What set Valéry Giscard d’Estaing apart as a political leader was his staying power: 40 years after he left office, it is historians, and not journalists, who are now assessing his achievements. Voices from all countries and across the political spectrum have paid tribute to the former French President’s contribution to European politics. It was his friendship and close understanding with Chancellor Helmut Schmidt that yielded the European Council, the election of Parliament by universal suffrage, and the European Monetary System, which paved the way for the single currency. That is already quite some legacy.

Yet much of what Mr Giscard d’Estaing did for Europe is often overlooked. You may not know it, but, once ousted from the Elysée, he led a second political life – one serving Europe. Firm in his belief that, from then on, it was Europe that would hold the reins on France’s future, he decided to become an MEP, placing himself in the Community’s engine room. As President of the European Liberal Democrat and Reform Party, and later a member of the European People’s Party, he gave his support to the very first democratic campaigns in Berlin – when the effects of the wall, although razed, were still keenly felt – Poland and Hungary.

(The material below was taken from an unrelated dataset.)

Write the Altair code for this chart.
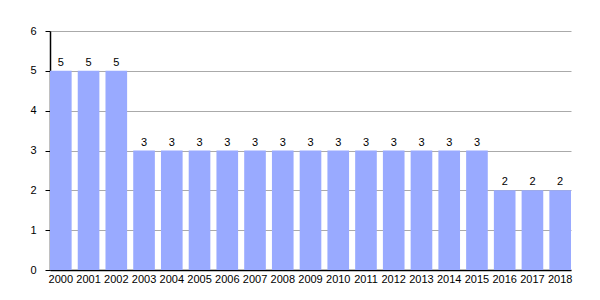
import altair as alt
import pandas as pd

years = [str(y) for y in range(2000, 2019)]
values = [5, 5, 5, 3, 3, 3, 3, 3, 3, 3, 3, 3, 3, 3, 3, 3, 2, 2, 2]

df = pd.DataFrame({"year": years, "value": values})

x = alt.X("year:N", sort=years,
          scale=alt.Scale(paddingInner=0.22, paddingOuter=0),
          axis=alt.Axis(title=None, labelAngle=0, ticks=False, domainColor="black",
                        labelColor="black", labelFontSize=11, labelPadding=3,
                        labelFont="Liberation Sans"))
y = alt.Y("value:Q", scale=alt.Scale(domain=[0, 6], nice=False),
          axis=alt.Axis(title=None, values=[0, 1, 2, 3, 4, 5, 6], grid=True,
                        gridColor="#aaaaaa", domainColor="black", tickColor="black",
                        tickSize=5, labelColor="black", labelFontSize=11,
                        labelPadding=9, labelFont="Liberation Sans",
                        labelOverlap=False))

bars = alt.Chart(df).mark_bar(color="#99aaff").encode(x=x, y=y)
text = alt.Chart(df).mark_text(dy=-8, fontSize=11, font="Liberation Sans", color="black").encode(
    x=x, y=y, text="value:Q")

chart = (bars + text).properties(
    width=521, height=239,
    autosize=alt.AutoSizeParams(type="none"),
    padding={"left": 50, "top": 31, "right": 29, "bottom": 30},
).configure_view(stroke=None).configure_axis(domainWidth=1.5)

chart.save("out.html", embed_options={"renderer": "svg", "actions": False})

Again with Helmut Schmidt, he lobbied tirelessly for monetary union in the run-up to the Maastricht Treaty, and remained unwavering in his commitment throughout the difficult ratification process and the painstaking preparations for its implementation.


But it was when chairing the 2002-2003 Convention on the Future of Europe that he really proved himself to be a great European, as he stepped into a role that

was commensurate with his ambitions for Europe. While his style had its detractors as well as its admirers, no one could deny that he was the man for the job. In stewarding the ship, he held his course, yet showed flexibility at the helm by looking to counsel from those he deemed ‘the young generation’s finest experts on Europe’. In the final weeks, with governments deeply divided over the Iraq war, he forged a seemingly impossible alliance between MEPs and national politicians that led to the approval of the first real draft constitutional treaty: consensus was reached among over 200 delegates, representing governments and large political parties from all EU Member States and candidate countries.

Alas, the glory was short-lived. The ‘no’ dealt to the constitutional treaty by the Dutch and French referenda delivered a painful personal setback on a par with his national defeat in 1981. And yet, as in 1981, he had made a considerable impact. A few years later, 95% of the text that had made up the draft constitution was repackaged as the Lisbon

Treaty. While important budgetary questions remained unanswered, the Treaty anchored the Union’s powers, put the institutions on a more stable footing, and established a democratic political architecture that drew on the federal parliamentary model in all but name. So, although it underwent a name-change before coming into force, the spirit of the ‘Giscard constitution’ will continue to inspire the Union for years to come.

A few weeks before his passing, Valéry Giscard d’Estaing was still as driven as ever in his quest, overseeing the work of his new foundation – given the multilingual name ‘Re-imagine Europa’ – which aspires to invent the Europe of 2040. True greats never really die.